The First One
He took off his shirt and saw himself in the mirror on the opposite wall; and then took off his under-shirt. The body scars were faint, the scars running in long lines, one dissecting his chest, the other slicing diagonally across his upper abdomen to disappear under his trousers. There were several more on his back, and one on his right thigh. They'd been treated properly and would soon disappear. But she had never seen them.

Perhaps she never would. Perhaps pajamas and robes and dark rooms would keep them from her until they were gone.

Which was not what he'd considered at all important on leaving Walter Reed Hospital early this morning; which was something he found distasteful, something he felt beneath them both. And, at the same time, he began to understand that there would be many things, previously beneath them both, which would have to be considered. She had changed; Ralphie had changed; all the people he knew had probably changed—because they thought he had changed.

He was tired of thinking. He lay down and closed his eyes. He let himself taste bitterness, unhappiness, a loneliness he had never known before.

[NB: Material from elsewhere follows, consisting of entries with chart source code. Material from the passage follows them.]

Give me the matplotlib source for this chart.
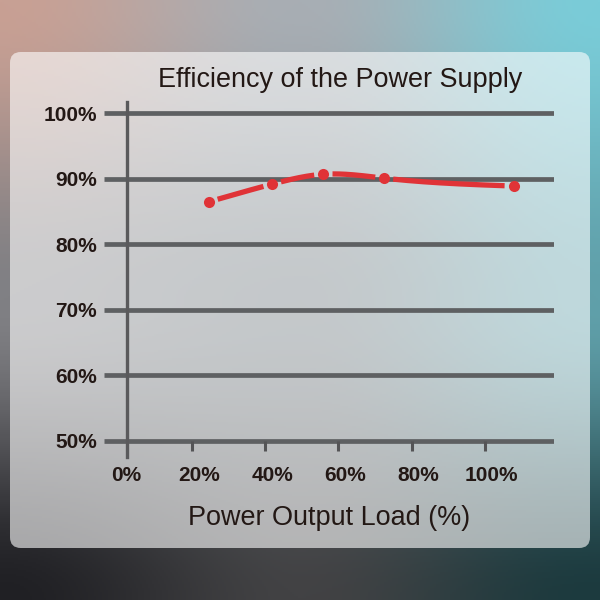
import numpy as np
import matplotlib
matplotlib.use("Agg")
import matplotlib.pyplot as plt
from matplotlib.patches import FancyBboxPatch
from matplotlib.transforms import ScaledTranslation

# ---- data ----
load_pct = [22.7, 40.0, 54.0, 70.6, 106.0]
efficiency_pct = [86.5, 89.2, 90.7, 90.1, 88.9]
x_ticks = [0, 20, 40, 60, 80, 100]
x_tick_labels = ["0%", "20%", "40%", "60%", "80%", "100%"]
y_ticks = [50, 60, 70, 80, 90, 100]
y_tick_labels = ["50%", "60%", "70%", "80%", "90%", "100%"]
title = "Efficiency of the Power Supply"
x_label = "Power Output Load (%)"

W = H = 600
fig = plt.figure(figsize=(6, 6), dpi=100)

# ---- background gradient ----
bg = fig.add_axes([0, 0, 1, 1], zorder=-10)
bg.axis("off")
grid = np.array([
    [[200, 160, 148], [168, 174, 180], [122, 204, 216]],
    [[128, 128, 132], [110, 120, 126], [96, 160, 170]],
    [[32, 32, 36], [66, 66, 68], [28, 58, 62]],
], dtype=float) / 255.0
n = 300
u = np.linspace(0, 1, n)
v = np.linspace(0, 1, n)
U, V = np.meshgrid(u, v)
def interp_axis(t):
    s = np.clip(t * 2, 0, 2)
    i = np.minimum(s.astype(int), 1)
    f = s - i
    f = f * f * (3 - 2 * f)
    return i, f
iu, fu = interp_axis(U)
iv, fv = interp_axis(V)
img = np.zeros((n, n, 3))
for c in range(3):
    g = grid[:, :, c]
    a = g[iv, iu] * (1 - fu) + g[iv, iu + 1] * fu
    b = g[iv + 1, iu] * (1 - fu) + g[iv + 1, iu + 1] * fu
    img[:, :, c] = a * (1 - fv) + b * fv
bg.imshow(img, extent=[0, 1, 0, 1], origin="upper", aspect="auto")
bg.set_xlim(0, 1); bg.set_ylim(0, 1)

# ---- frosted panel ----
px = lambda p: p / W
panel = FancyBboxPatch((px(10), 1 - px(548)), px(580), px(496),
                       boxstyle="round,pad=0,rounding_size=0.018",
                       transform=fig.transFigure, facecolor="white",
                       edgecolor="none", alpha=0.6, zorder=-5)
fig.patches.append(panel)

# ---- main axes ----
ax = fig.add_axes([px(104), 1 - px(460), px(450), px(360)])
ax.patch.set_alpha(0)
x0_px, x_scale = 125.8, 3.66
y50_px, y_scale = 441.0, 6.554
ax.set_xlim((104 - x0_px) / x_scale, (554 - x0_px) / x_scale)
ax.set_ylim(50 - (460 - y50_px) / y_scale, 50 + (y50_px - 100) / y_scale)

text_color = "#231815"
grid_color = "#5e6062"

for yt in y_ticks:
    ax.axhline(yt, color=grid_color, lw=3.4, zorder=1, solid_capstyle="butt")

for s in ["top", "right"]:
    ax.spines[s].set_visible(False)
ax.spines["bottom"].set_position(("data", 50))
ax.spines["bottom"].set_visible(False)
ax.spines["left"].set_position(("data", 0.4))
ax.spines["left"].set_bounds(50 - 16 / y_scale, 50 + (y50_px - 102) / y_scale)
ax.spines["left"].set_color("#5a5a5c")
ax.spines["left"].set_linewidth(2.4)
ax.spines["left"].set_zorder(2)

ax.set_yticks(y_ticks, y_tick_labels)
ax.set_xticks(x_ticks, x_tick_labels)
ax.tick_params(axis="y", length=0, pad=21.8, labelsize=15, labelcolor=text_color)
ax.tick_params(axis="x", direction="out", length=7.5, width=2.2, color="#545456",
               pad=10.6, labelsize=15, labelcolor=text_color)
for lab in ax.get_xticklabels() + ax.get_yticklabels():
    lab.set_fontfamily(["Liberation Sans", "DejaVu Sans"])
    lab.set_fontweight("bold")

off = ScaledTranslation(-7 / 100, 0, fig.dpi_scale_trans)
for i, tk in enumerate(ax.xaxis.get_major_ticks()):
    if i == 0:
        tk.tick1line.set_visible(False)
    else:
        tk.tick1line.set_transform(tk.tick1line.get_transform() + off)

# ---- smooth curve with gaps around markers ----
xs = np.array(load_pct); ys = np.array(efficiency_pct)
def natural_spline(x, y, xq):
    nn = len(x); h = np.diff(x)
    A = np.zeros((nn, nn)); r = np.zeros(nn)
    A[0, 0] = A[-1, -1] = 1
    for i in range(1, nn - 1):
        A[i, i - 1] = h[i - 1]; A[i, i] = 2 * (h[i - 1] + h[i]); A[i, i + 1] = h[i]
        r[i] = 3 * ((y[i + 1] - y[i]) / h[i] - (y[i] - y[i - 1]) / h[i - 1])
    c = np.linalg.solve(A, r)
    b = (np.diff(y) / h) - h * (2 * c[:-1] + c[1:]) / 3
    d = np.diff(c) / (3 * h)
    k = np.clip(np.searchsorted(x, xq) - 1, 0, nn - 2)
    t = xq - x[k]
    return y[k] + b[k] * t + c[k] * t ** 2 + d[k] * t ** 3
xq = np.linspace(xs[0], xs[-1], 800)
yq = natural_spline(xs, ys, xq)
qpx = ax.transData.transform(np.column_stack([xq, yq]))
mpx = ax.transData.transform(np.column_stack([xs, ys]))
mask = np.zeros(len(xq), bool)
for mx, my in mpx:
    mask |= np.hypot(qpx[:, 0] - mx, qpx[:, 1] - my) < 9.0
yq_m = yq.copy(); yq_m[mask] = np.nan
red = "#e03337"
ax.plot(xq, yq_m, color=red, lw=3.8, solid_capstyle="butt", zorder=3)
ax.plot(xs, ys, "o", color=red, ms=8, mec="none", zorder=4)

# ---- title and axis label ----
renderer = fig.canvas.get_renderer()
def fit(t, target_w):
    bb = t.get_window_extent(renderer)
    t.set_fontsize(t.get_fontsize() * target_w / bb.width)

tt = fig.text(px(340), 1 - px(80), title, ha="center", va="center",
              fontsize=18, color=text_color, family=["Liberation Sans", "DejaVu Sans"])
fit(tt, 365)
xl = fig.text(px(329), 1 - px(518), x_label, ha="center", va="center",
              fontsize=18, color=text_color, family=["Liberation Sans", "DejaVu Sans"])
fit(xl, 282)

fig.savefig("out.png", dpi=100)
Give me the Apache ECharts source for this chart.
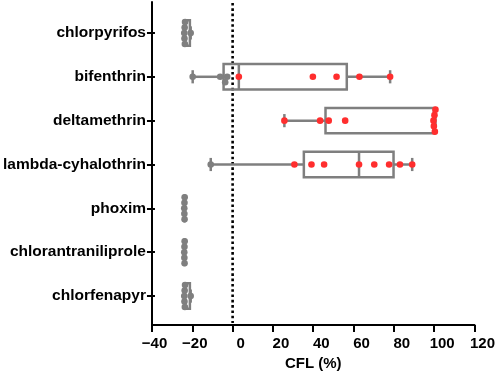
<!DOCTYPE html>
<html><head><meta charset="utf-8">
<script src="https://cdn.jsdelivr.net/npm/echarts@6/dist/echarts.min.js"></script>
<style>html,body{margin:0;padding:0;background:#fff}#c{width:498px;height:379px}</style>
</head><body><div id="c"></div>
<script>
// ---- data ----
const categories = ['chlorpyrifos','bifenthrin','deltamethrin','lambda-cyhalothrin','phoxim','chlorantraniliprole','chlorfenapyr'];
const boxMin    = [-25.5, -21.2, 24.5, -12.2, -25.4, -25.4, -25.5];
const boxQ1     = [-25.2,  -5.8, 45.0,  34.2, -25.3, -25.3, -25.2];
const boxMedian = [-25.0,   1.8, 99.0,  61.7, -25.3, -25.3, -25.0];
const boxQ3     = [-22.6,  55.6, 99.3,  78.9, -25.2, -25.2, -22.6];
const boxMax    = [-22.2,  77.2, 99.8,  88.2, -25.2, -25.2, -22.2];
const ptsChlorpyrifos = [-25.4, -25.3, -25.2, -25.1, -25.0, -22.2];
const ptsBifenthrin   = [-21.2, -7.5, -5.0, -4.0, 1.8, 38.7, 50.5, 61.9, 77.2];
const ptsDeltamethrin = [24.5, 42.3, 46.6, 54.8, 98.8, 99.0, 99.3, 99.5, 99.8];
const ptsLambda       = [-12.2, 29.5, 38.0, 44.3, 61.7, 69.3, 76.7, 82.1, 88.2];
const ptsPhoxim       = [-25.4, -25.35, -25.3, -25.25, -25.2];
const ptsChlorantraniliprole = [-25.4, -25.35, -25.3, -25.25, -25.2];
const ptsChlorfenapyr = [-25.4, -25.3, -25.2, -25.1, -25.0, -22.2];
const xTickMin = -40, xTickMax = 120, xTickStep = 20;
const referenceX = 0;
const pointsByCategory = [ptsChlorpyrifos, ptsBifenthrin, ptsDeltamethrin, ptsLambda, ptsPhoxim, ptsChlorantraniliprole, ptsChlorfenapyr];

// ---- style ----
const GRAY = '#7f7f7f', RED = '#ff2e2e', FONT = '"Liberation Sans", Arial, sans-serif';

function renderBox(params, api) {
  const c = api.value(0);
  const pMin = api.coord([api.value(1), c]);
  const pQ1 = api.coord([api.value(2), c]);
  const pMed = api.coord([api.value(3), c]);
  const pQ3 = api.coord([api.value(4), c]);
  const pMax = api.coord([api.value(5), c]);
  const band = api.size([0, 1], [0, c])[1];
  const hb = band * 0.29, hc = band * 0.15;
  const y = pMed[1];
  const st = {stroke: GRAY, lineWidth: 2.5, fill: 'none'};
  return {type: 'group', children: [
    {type: 'line', shape: {x1: pMin[0], y1: y, x2: pQ1[0], y2: y}, style: st},
    {type: 'line', shape: {x1: pQ3[0], y1: y, x2: pMax[0], y2: y}, style: st},
    {type: 'line', shape: {x1: pMin[0], y1: y - hc, x2: pMin[0], y2: y + hc}, style: st},
    {type: 'line', shape: {x1: pMax[0], y1: y - hc, x2: pMax[0], y2: y + hc}, style: st},
    {type: 'rect', shape: {x: pQ1[0], y: y - hb, width: pQ3[0] - pQ1[0], height: 2 * hb}, style: st},
    {type: 'line', shape: {x1: pMed[0], y1: y - hb, x2: pMed[0], y2: y + hb}, style: st}
  ]};
}

function renderDots(params, api) {
  const c = api.value(0);
  const vals = pointsByCategory[c];
  const r = 3.3, step = 5.5;
  const placed = [];
  const order = vals.map((v, i) => i).sort((a, b) => vals[a] - vals[b]);
  order.forEach(i => {
    const p = api.coord([vals[i], c]);
    let dy = 0;
    for (let k = 0; k < 60; k++) {
      const cand = k === 0 ? 0 : (k % 2 === 1 ? 1 : -1) * Math.ceil(k / 2) * step;
      if (placed.every(q => Math.hypot(q.x - p[0], q.y - (p[1] + cand)) >= step - 0.01)) { dy = cand; break; }
    }
    placed.push({x: p[0], y: p[1] + dy, v: vals[i]});
  });
  return {type: 'group', children: placed.map(q => ({
    type: 'circle', shape: {cx: q.x, cy: q.y, r: r}, style: {fill: q.v > 0 ? RED : GRAY}
  }))};
}

function renderRef(params, api) {
  const top = api.coord([api.value(0), 1]);
  const bot = api.coord([api.value(0), 0]);
  return {type: 'line', shape: {x1: top[0], y1: top[1] + 1, x2: bot[0], y2: bot[1] - 2},
    style: {stroke: '#000', lineWidth: 2.6, lineDash: [2.6, 2.7], lineCap: 'butt'}};
}

const labelRich = {
  n: {fontSize: 15, fontWeight: 'bold', color: '#000', fontFamily: FONT, padding: [0, 0, 0, 5]},
  p: {fontSize: 15, fontWeight: 'bold', color: '#000', fontFamily: FONT, padding: [0, 0, 0, 16]}
};

const option = {
  animation: false,
  backgroundColor: '#fff',
  grid: [
    {left: 152, right: 22, top: 2, bottom: 54},
    {left: 152, right: 22, top: 11, bottom: 61}
  ],
  xAxis: [
    {gridIndex: 0, type: 'value', min: xTickMin, max: xTickMax, interval: xTickStep,
     axisLine: {show: true, onZero: false, lineStyle: {color: '#000', width: 2}},
     axisTick: {show: true, length: 7, lineStyle: {color: '#000', width: 2}},
     splitLine: {show: false},
     axisLabel: {margin: 11, color: '#000', fontSize: 15, fontWeight: 'bold', fontFamily: FONT,
       formatter: v => v < 0 ? '{n|\u2212' + (-v) + '}' : '{p|' + v + '}', rich: labelRich},
     name: 'CFL (%)', nameLocation: 'middle', nameGap: 25,
     nameTextStyle: {color: '#000', fontSize: 15, fontWeight: 'bold', fontFamily: FONT}},
    {gridIndex: 1, type: 'value', min: xTickMin, max: xTickMax, interval: xTickStep, show: false}
  ],
  yAxis: [
    {gridIndex: 0, type: 'value', min: 0, max: 1,
     axisLine: {show: true, onZero: false, lineStyle: {color: '#000', width: 2}},
     axisTick: {show: false}, axisLabel: {show: false}, splitLine: {show: false}},
    {gridIndex: 1, type: 'category', data: categories, inverse: true,
     axisLine: {show: false, onZero: false},
     axisTick: {show: true, alignWithLabel: true, length: 8, lineStyle: {color: '#000', width: 2}},
     axisLabel: {margin: 9, color: '#000', fontSize: 15.5, fontWeight: 'bold', fontFamily: FONT},
     splitLine: {show: false}}
  ],
  series: [
    {type: 'custom', xAxisIndex: 0, yAxisIndex: 0, renderItem: renderRef, silent: true, z: 1,
     data: [[referenceX, 0]], encode: {x: 0, y: 1}},
    {type: 'custom', xAxisIndex: 1, yAxisIndex: 1, renderItem: renderBox, z: 2, clip: false,
     data: categories.map((c, i) => [i, boxMin[i], boxQ1[i], boxMedian[i], boxQ3[i], boxMax[i]]),
     encode: {y: 0, x: [1, 2, 3, 4, 5]}},
    {type: 'custom', xAxisIndex: 1, yAxisIndex: 1, renderItem: renderDots, z: 3, clip: false,
     data: categories.map((c, i) => [i, boxMedian[i]]),
     encode: {y: 0, x: 1}}
  ]
};
const chart = echarts.init(document.getElementById('c'));
chart.setOption(option);
</script>
</body></html>
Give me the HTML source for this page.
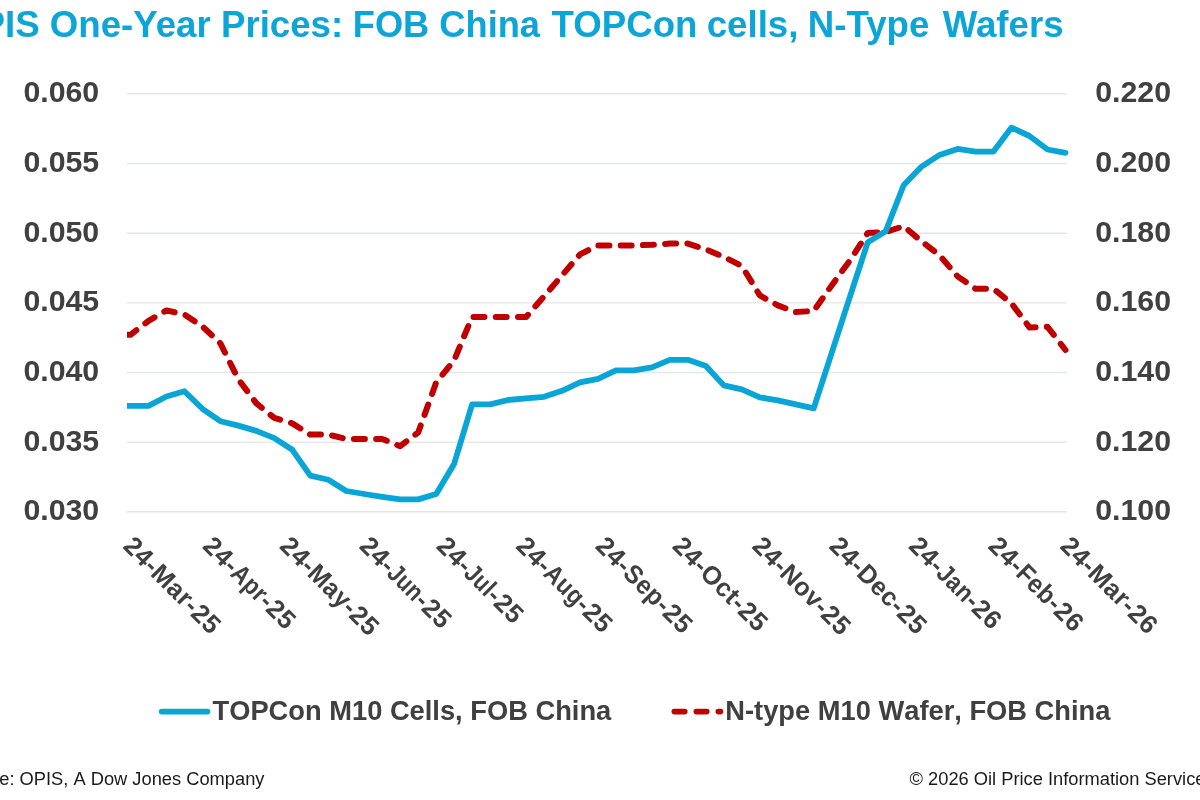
<!DOCTYPE html><html><head><meta charset="utf-8"><title>OPIS chart</title><style>
html,body{margin:0;padding:0;background:#fff}
body{width:1200px;height:800px;overflow:hidden;position:relative;font-family:"Liberation Sans",sans-serif}
svg{position:absolute;left:0;top:0;will-change:transform;filter:blur(0.45px)}
text{font-family:"Liberation Sans",sans-serif;font-kerning:none}
.b{font-weight:bold;fill:#404040}
text.t{font-kerning:normal}
</style></head><body>
<svg width="1200" height="800" viewBox="0 0 1200 800">
<line x1="127" x2="1067" y1="93.9" y2="93.9" stroke="#e3e6e6" stroke-width="1.35"/>
<line x1="127" x2="1067" y1="163.55" y2="163.55" stroke="#e3e6e6" stroke-width="1.35"/>
<line x1="127" x2="1067" y1="233.2" y2="233.2" stroke="#e3e6e6" stroke-width="1.35"/>
<line x1="127" x2="1067" y1="302.8" y2="302.8" stroke="#e3e6e6" stroke-width="1.35"/>
<line x1="127" x2="1067" y1="372.5" y2="372.5" stroke="#e3e6e6" stroke-width="1.35"/>
<line x1="127" x2="1067" y1="442.1" y2="442.1" stroke="#e3e6e6" stroke-width="1.35"/>
<line x1="127" x2="1067" y1="511.75" y2="511.75" stroke="#e3e6e6" stroke-width="1.35"/>
<g font-size="36.66" font-weight="bold" fill="#0ca5d7">
<text class="t" transform="translate(-48.0,37) scale(1,1)">OPIS One-Year Prices:</text>
<text class="t" transform="translate(352.8,37) scale(0.989,1)">FOB China</text>
<text class="t" transform="translate(551.5,37) scale(1,1)">TOPCon</text>
<text class="t" transform="translate(706.7,37) scale(1,1)">cells,</text>
<text class="t" transform="translate(807.8,37) scale(1,1)">N-Type</text>
<text class="t" transform="translate(942.7,37) scale(1,1)">Wafers</text>
</g>
<text class="b" x="23.4" y="102.35000000000001" font-size="30.3" letter-spacing="0">0.060</text>
<text class="b" x="1095.2" y="102.35000000000001" font-size="30.3" letter-spacing="0">0.220</text>
<text class="b" x="23.4" y="172.0" font-size="30.3" letter-spacing="0">0.055</text>
<text class="b" x="1095.2" y="172.0" font-size="30.3" letter-spacing="0">0.200</text>
<text class="b" x="23.4" y="241.64999999999998" font-size="30.3" letter-spacing="0">0.050</text>
<text class="b" x="1095.2" y="241.64999999999998" font-size="30.3" letter-spacing="0">0.180</text>
<text class="b" x="23.4" y="311.25" font-size="30.3" letter-spacing="0">0.045</text>
<text class="b" x="1095.2" y="311.25" font-size="30.3" letter-spacing="0">0.160</text>
<text class="b" x="23.4" y="380.95" font-size="30.3" letter-spacing="0">0.040</text>
<text class="b" x="1095.2" y="380.95" font-size="30.3" letter-spacing="0">0.140</text>
<text class="b" x="23.4" y="450.55" font-size="30.3" letter-spacing="0">0.035</text>
<text class="b" x="1095.2" y="450.55" font-size="30.3" letter-spacing="0">0.120</text>
<text class="b" x="23.4" y="520.2" font-size="30.3" letter-spacing="0">0.030</text>
<text class="b" x="1095.2" y="520.2" font-size="30.3" letter-spacing="0">0.100</text>
<clipPath id="cp"><rect x="127" y="60" width="960" height="480"/></clipPath>
<polyline clip-path="url(#cp)" points="127,334.8 130.5,334.8 148.5,320.9 166.5,310.4 184.4,314.4 202.4,326.4 220.4,343.4 238.4,379.4 256.4,403.4 274.3,417.9 292.3,423.4 310.3,434.6 328.3,434.6 346.3,439.0 364.2,439.0 382.2,439.0 400.2,446.2 418.2,432.4 436.2,382.4 454.1,360.4 472.1,317.0 490.1,317.0 508.1,317.0 526.1,317.0 544.0,296.4 562.0,275.4 580.0,254.4 598.0,245.4 616.0,245.4 633.9,245.4 651.9,244.8 669.9,243.6 687.9,243.6 705.9,249.4 723.8,256.9 741.8,265.9 759.8,295.4 777.8,305.4 795.8,312.0 813.7,311.0 831.7,285.4 849.7,260.8 867.7,233.0 885.7,232.0 903.6,226.2 921.6,241.4 939.6,255.4 957.6,276.4 975.6,288.8 993.5,288.8 1011.5,303.4 1029.5,327.4 1047.5,326.8 1065.5,350.0" fill="none" stroke="#c00000" stroke-width="6" stroke-linecap="round" stroke-linejoin="round" stroke-dasharray="11 11.25"/>
<polyline clip-path="url(#cp)" points="127,405.9 130.5,405.9 148.5,405.9 166.5,396.5 184.4,391.2 202.4,408.8 220.4,421.2 238.4,425.6 256.4,430.9 274.3,438.1 292.3,449.8 310.3,475.6 328.3,479.8 346.3,491.0 364.2,494.0 382.2,496.9 400.2,499.4 418.2,499.4 436.2,494.0 454.1,464.0 472.1,404.4 490.1,404.4 508.1,400.0 526.1,398.4 544.0,396.8 562.0,390.8 580.0,382.4 598.0,378.8 616.0,370.4 633.9,370.4 651.9,367.4 669.9,359.8 687.9,359.8 705.9,366.0 723.8,385.4 741.8,389.4 759.8,397.4 777.8,400.4 795.8,404.4 813.7,408.4 831.7,352.9 849.7,297.4 867.7,242.4 885.7,231.2 903.6,185.3 921.6,166.6 939.6,154.9 957.6,148.9 975.6,151.6 993.5,151.6 1011.5,127.6 1029.5,136.0 1047.5,149.5 1065.5,152.8" fill="none" stroke="#08a5d6" stroke-width="5.8" stroke-linecap="round" stroke-linejoin="round"/>
<g class="b" font-size="25.8" letter-spacing="0.55" transform="translate(122.0,547.2) rotate(45)"><text>24-</text><text transform="translate(38.93,0) scale(1.0000,1)">Mar</text><text x="86.45">-25</text></g>
<g class="b" font-size="25.8" letter-spacing="0.55" transform="translate(201.6,547.2) rotate(45)"><text>24-</text><text transform="translate(38.93,0) scale(0.8857,1)">Apr</text><text x="79.74">-25</text></g>
<g class="b" font-size="25.8" letter-spacing="0.55" transform="translate(278.6,547.2) rotate(45)"><text>24-</text><text transform="translate(38.93,0) scale(0.9595,1)">May</text><text x="88.66">-25</text></g>
<g class="b" font-size="25.8" letter-spacing="0.55" transform="translate(358.2,547.2) rotate(45)"><text>24-</text><text transform="translate(38.93,0) scale(0.8337,1)">Jun</text><text x="78.55">-25</text></g>
<g class="b" font-size="25.8" letter-spacing="0.55" transform="translate(435.2,547.2) rotate(45)"><text>24-</text><text transform="translate(38.93,0) scale(0.8356,1)">Jul</text><text x="71.46">-25</text></g>
<g class="b" font-size="25.8" letter-spacing="0.55" transform="translate(514.8,547.2) rotate(45)"><text>24-</text><text transform="translate(38.93,0) scale(0.8842,1)">Aug</text><text x="84.74">-25</text></g>
<g class="b" font-size="25.8" letter-spacing="0.55" transform="translate(594.3,547.2) rotate(45)"><text>24-</text><text transform="translate(38.93,0) scale(0.9544,1)">Sep</text><text x="85.66">-25</text></g>
<g class="b" font-size="25.8" letter-spacing="0.55" transform="translate(671.3,547.2) rotate(45)"><text>24-</text><text transform="translate(38.93,0) scale(0.9858,1)">Oct</text><text x="82.96">-25</text></g>
<g class="b" font-size="25.8" letter-spacing="0.55" transform="translate(750.9,547.2) rotate(45)"><text>24-</text><text transform="translate(38.93,0) scale(0.9729,1)">Nov</text><text x="87.95">-25</text></g>
<g class="b" font-size="25.8" letter-spacing="0.55" transform="translate(827.9,547.2) rotate(45)"><text>24-</text><text transform="translate(38.93,0) scale(0.9727,1)">Dec</text><text x="86.56">-25</text></g>
<g class="b" font-size="25.8" letter-spacing="0.55" transform="translate(907.5,547.2) rotate(45)"><text>24-</text><text transform="translate(38.93,0) scale(0.8857,1)">Jan</text><text x="79.77">-26</text></g>
<g class="b" font-size="25.8" letter-spacing="0.55" transform="translate(987.1,547.2) rotate(45)"><text>24-</text><text transform="translate(38.93,0) scale(0.9305,1)">Feb</text><text x="83.15">-26</text></g>
<g class="b" font-size="25.8" letter-spacing="0.55" transform="translate(1059.0,547.2) rotate(45)"><text>24-</text><text transform="translate(38.93,0) scale(1.0000,1)">Mar</text><text x="86.45">-26</text></g>
<line x1="161.6" x2="207.5" y1="711.6" y2="711.6" stroke="#08a5d6" stroke-width="5.6" stroke-linecap="round"/>
<text class="b" transform="translate(212.5,720.4) scale(0.975,1)" font-size="28">TOPCon M10 Cells, FOB China</text>
<line x1="674.3" x2="720.5" y1="711.6" y2="711.6" stroke="#c00000" stroke-width="5.6" stroke-linecap="round" stroke-dasharray="10.5 11.5"/>
<text class="b" transform="translate(725.3,720.4) scale(0.975,1)" font-size="28">N-type M10 Wafer, FOB China</text>
<text x="-48.5" y="785" font-size="18.3" fill="#1a1a1a">Source: OPIS, A Dow Jones Company</text>
<text x="909.5" y="785" font-size="18.3" fill="#1a1a1a">© 2026 Oil Price Information Service</text>
</svg></body></html>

But sometime later, as he was dozing off, a sense of reassurance began filtering into his mind. After all, he was still Henry Devers, the same man who had left home eleven months ago, with a love for family and friends which was, if anything, stronger than before. Once he could communicate this, the strangeness would disappear and the First One would again become good old Hank. It was little enough to ask for—a return to old values, old relationships, the normalcies of the backwash instead of the freneticisms of the lime-light. It would certainly be granted to him.

He slept.

Dinner was at seven p.m. His mother came; his Uncle Joe and Aunt Lucille came. Together with Edith, Ralphie and himself, they made six, and ate in the dining room at the big table.

p.m.

Before he'd become the First One, it would have been a noisy affair. His family had never been noted for a lack of ebullience, a lack of talkativeness, and Ralphie had always chosen mealtimes—especially with company present—to describe everything and anything that had happened to him during the day. And Edith herself had always chatted, especially with his mother, though they didn't agree about much. Still, it had been good-natured; the general tone of their lives had been good-natured.